Its findings that A, B and C were dismissed by you as being “old news…we didn’t need this charade to tell us what we already knew”. However, the report’s judgement that P, Q and R was welcomed. “This is exactly what we’ve been saying since the start,” you argued, “and now this means that we can keep saying it, only now we get to add the word ‘official’.”
However, you also branded it a “whitewash” for its failure to conclude that X, Y and Z. “We all know the truth,” you angrily declared, adding that “this so-called ‘official’ attempt to sweep things under the carpet will not wash”.

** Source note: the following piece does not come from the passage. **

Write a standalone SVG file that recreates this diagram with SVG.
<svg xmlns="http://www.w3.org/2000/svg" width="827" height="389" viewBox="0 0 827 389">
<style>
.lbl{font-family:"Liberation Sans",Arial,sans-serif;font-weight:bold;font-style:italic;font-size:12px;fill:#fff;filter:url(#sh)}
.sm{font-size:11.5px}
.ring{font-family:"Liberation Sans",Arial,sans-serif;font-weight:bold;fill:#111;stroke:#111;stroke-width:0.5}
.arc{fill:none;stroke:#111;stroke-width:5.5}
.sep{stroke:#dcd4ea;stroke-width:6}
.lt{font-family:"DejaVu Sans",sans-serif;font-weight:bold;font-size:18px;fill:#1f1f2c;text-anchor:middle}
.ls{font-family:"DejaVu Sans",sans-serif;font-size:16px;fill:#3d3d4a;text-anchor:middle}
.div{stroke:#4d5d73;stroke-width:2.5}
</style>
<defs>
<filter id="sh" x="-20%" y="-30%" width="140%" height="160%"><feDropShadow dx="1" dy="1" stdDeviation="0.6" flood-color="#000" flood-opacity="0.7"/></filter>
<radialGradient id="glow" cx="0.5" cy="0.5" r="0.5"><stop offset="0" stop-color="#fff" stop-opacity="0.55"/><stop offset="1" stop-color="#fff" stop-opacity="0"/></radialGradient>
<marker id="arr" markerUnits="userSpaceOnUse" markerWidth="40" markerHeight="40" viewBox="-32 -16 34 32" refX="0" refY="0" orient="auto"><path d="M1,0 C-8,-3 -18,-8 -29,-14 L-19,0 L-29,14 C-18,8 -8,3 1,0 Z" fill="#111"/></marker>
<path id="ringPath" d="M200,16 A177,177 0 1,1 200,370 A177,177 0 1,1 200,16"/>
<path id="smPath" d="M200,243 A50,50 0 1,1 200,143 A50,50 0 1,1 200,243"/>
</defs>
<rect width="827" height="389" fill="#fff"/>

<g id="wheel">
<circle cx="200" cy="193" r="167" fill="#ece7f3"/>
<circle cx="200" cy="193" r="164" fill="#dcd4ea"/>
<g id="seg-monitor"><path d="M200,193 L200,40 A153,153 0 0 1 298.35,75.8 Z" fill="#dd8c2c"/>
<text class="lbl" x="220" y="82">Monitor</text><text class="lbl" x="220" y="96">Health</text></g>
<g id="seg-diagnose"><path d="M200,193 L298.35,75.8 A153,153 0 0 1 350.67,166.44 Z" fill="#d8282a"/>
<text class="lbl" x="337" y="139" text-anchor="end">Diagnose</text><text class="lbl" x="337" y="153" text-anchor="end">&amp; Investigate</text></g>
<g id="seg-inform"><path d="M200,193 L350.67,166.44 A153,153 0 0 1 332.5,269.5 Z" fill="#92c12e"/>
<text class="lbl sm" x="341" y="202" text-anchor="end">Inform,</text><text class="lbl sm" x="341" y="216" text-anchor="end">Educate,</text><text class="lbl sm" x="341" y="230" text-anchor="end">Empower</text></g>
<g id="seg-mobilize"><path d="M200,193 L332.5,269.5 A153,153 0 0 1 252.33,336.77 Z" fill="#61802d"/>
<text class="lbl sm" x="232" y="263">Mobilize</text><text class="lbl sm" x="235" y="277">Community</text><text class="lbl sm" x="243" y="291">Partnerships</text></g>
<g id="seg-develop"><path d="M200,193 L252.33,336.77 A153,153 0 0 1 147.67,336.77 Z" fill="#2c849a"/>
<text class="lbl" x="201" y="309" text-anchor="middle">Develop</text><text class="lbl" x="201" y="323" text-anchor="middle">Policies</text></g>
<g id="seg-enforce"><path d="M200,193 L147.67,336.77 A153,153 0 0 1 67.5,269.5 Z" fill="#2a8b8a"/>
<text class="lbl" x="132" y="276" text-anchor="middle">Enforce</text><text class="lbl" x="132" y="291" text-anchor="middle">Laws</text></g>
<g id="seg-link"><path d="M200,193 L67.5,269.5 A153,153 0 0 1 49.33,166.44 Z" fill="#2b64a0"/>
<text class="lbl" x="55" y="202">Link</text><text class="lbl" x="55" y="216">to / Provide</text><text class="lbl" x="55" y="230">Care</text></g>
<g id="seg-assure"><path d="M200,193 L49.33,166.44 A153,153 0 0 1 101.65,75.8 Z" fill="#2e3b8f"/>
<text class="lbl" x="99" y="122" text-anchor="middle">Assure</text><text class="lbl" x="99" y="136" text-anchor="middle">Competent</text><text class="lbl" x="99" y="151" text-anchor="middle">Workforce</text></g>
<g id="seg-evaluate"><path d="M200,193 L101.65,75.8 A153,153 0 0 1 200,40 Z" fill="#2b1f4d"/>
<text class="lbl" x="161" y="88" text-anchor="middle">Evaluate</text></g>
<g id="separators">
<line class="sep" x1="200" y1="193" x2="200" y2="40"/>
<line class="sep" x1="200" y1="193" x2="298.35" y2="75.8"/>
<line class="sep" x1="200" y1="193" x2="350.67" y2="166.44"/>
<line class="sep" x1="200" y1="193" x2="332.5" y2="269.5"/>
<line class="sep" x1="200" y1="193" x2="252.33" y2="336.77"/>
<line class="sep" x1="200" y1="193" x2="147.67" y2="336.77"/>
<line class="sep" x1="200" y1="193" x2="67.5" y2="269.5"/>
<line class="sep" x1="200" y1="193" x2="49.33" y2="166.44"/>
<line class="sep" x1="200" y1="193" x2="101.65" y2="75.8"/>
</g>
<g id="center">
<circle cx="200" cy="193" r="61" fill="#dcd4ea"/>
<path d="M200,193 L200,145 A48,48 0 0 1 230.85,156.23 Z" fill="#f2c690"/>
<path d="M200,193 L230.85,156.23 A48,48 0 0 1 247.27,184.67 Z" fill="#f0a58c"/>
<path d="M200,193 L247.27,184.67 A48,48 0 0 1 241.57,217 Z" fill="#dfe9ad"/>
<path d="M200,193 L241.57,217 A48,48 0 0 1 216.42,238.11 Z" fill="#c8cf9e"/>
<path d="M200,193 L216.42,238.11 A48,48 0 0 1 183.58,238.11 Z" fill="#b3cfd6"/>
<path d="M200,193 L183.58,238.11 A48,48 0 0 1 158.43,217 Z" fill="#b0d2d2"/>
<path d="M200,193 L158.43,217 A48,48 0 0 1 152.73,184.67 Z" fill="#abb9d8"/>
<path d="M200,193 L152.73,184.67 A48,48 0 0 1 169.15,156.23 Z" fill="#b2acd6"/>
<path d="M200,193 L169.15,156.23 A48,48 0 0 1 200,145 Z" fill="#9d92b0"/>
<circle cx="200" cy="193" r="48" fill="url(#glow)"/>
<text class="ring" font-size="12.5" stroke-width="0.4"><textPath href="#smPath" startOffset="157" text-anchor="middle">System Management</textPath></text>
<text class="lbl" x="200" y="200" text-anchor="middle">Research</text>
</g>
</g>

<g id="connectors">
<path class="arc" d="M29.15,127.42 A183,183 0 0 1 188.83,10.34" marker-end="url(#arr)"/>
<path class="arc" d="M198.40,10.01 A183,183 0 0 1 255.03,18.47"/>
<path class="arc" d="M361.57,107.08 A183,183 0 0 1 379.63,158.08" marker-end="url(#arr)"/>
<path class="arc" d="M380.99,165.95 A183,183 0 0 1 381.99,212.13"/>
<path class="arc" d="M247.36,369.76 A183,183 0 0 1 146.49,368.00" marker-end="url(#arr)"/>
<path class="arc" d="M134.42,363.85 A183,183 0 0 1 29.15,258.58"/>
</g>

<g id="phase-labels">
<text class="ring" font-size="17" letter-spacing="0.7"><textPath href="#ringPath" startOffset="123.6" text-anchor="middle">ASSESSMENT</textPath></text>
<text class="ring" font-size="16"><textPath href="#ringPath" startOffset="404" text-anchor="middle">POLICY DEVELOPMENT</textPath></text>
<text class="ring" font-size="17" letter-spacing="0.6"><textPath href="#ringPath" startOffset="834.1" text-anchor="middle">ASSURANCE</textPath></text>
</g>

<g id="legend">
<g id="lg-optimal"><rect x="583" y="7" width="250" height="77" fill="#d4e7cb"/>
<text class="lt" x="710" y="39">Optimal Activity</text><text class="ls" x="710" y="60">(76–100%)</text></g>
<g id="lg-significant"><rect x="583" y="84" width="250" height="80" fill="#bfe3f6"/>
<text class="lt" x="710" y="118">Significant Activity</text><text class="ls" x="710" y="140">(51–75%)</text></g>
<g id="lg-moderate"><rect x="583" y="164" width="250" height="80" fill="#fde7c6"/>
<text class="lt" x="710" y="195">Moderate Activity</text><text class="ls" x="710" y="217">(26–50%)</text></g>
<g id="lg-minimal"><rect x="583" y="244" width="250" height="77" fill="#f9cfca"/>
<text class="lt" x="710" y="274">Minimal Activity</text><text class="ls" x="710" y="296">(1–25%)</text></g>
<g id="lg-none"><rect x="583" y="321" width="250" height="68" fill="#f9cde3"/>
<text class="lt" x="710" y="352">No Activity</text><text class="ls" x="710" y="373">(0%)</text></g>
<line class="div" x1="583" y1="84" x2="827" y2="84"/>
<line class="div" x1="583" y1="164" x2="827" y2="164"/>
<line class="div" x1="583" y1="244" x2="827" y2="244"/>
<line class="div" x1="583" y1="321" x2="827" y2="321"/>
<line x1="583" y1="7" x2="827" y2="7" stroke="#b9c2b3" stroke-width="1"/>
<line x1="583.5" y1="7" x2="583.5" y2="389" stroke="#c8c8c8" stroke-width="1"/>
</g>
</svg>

Perhaps most controversial was this passage from chapter 6 of the report:
There is clear evidence that many members of the public had made their minds up as early as spring 2002, and that they went on to interpret all new information in light of these preconceptions. Many others formed tentative views in early 2003 but then reconsidered over the next two years; despite this apparent readiness to reconsider, though, these people now hold fast to their new opinions with the zeal of converts. Nothing we say can change that.

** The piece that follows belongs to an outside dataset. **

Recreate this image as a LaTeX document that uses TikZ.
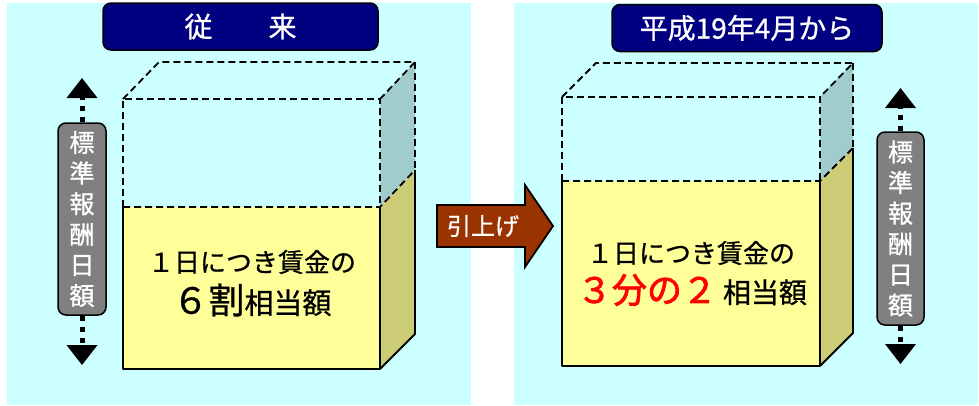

Your response was swift: “I knew they’d say something like this, and I’m frankly astonished that they have.” You declined to make further comment until you’d gone through the whole thing with a couple of highlighters, deciding which bits of the report were “in my name” and which were “not in my name”.

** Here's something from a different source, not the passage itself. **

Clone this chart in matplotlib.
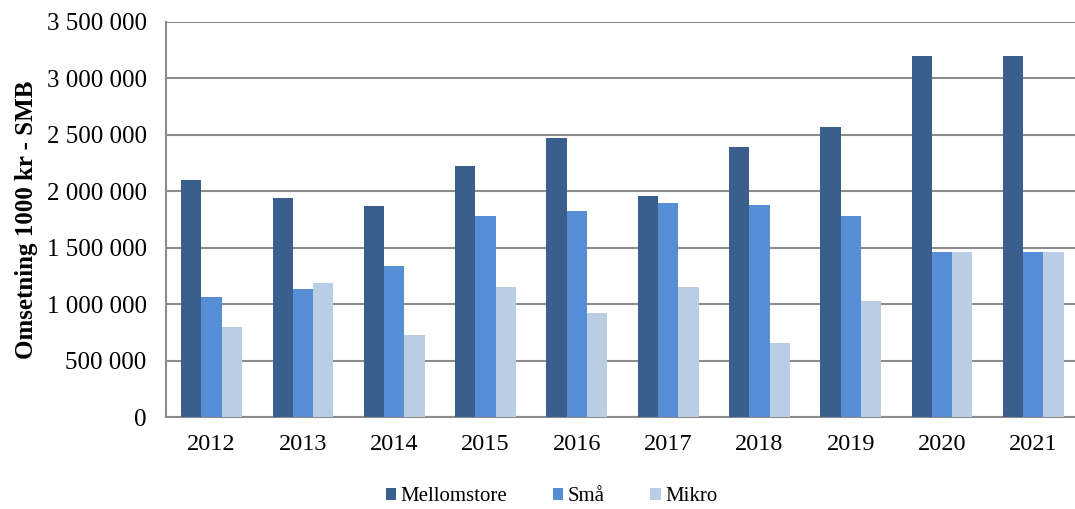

The Guardian, to save money on writers, reprinted its editorial from 16 June 2009:
What is already known about Britain's decision to invade Iraq is surely more extraordinary than anything that could possibly be uncovered by the inquiry…
The chief point of a new probe, then, cannot be to get at things that have necessarily lain under wraps until now. No, the real reason an inquiry is needed is to draw together what we already know, and in its light to try to grasp how such a monstrous blunder could have been made.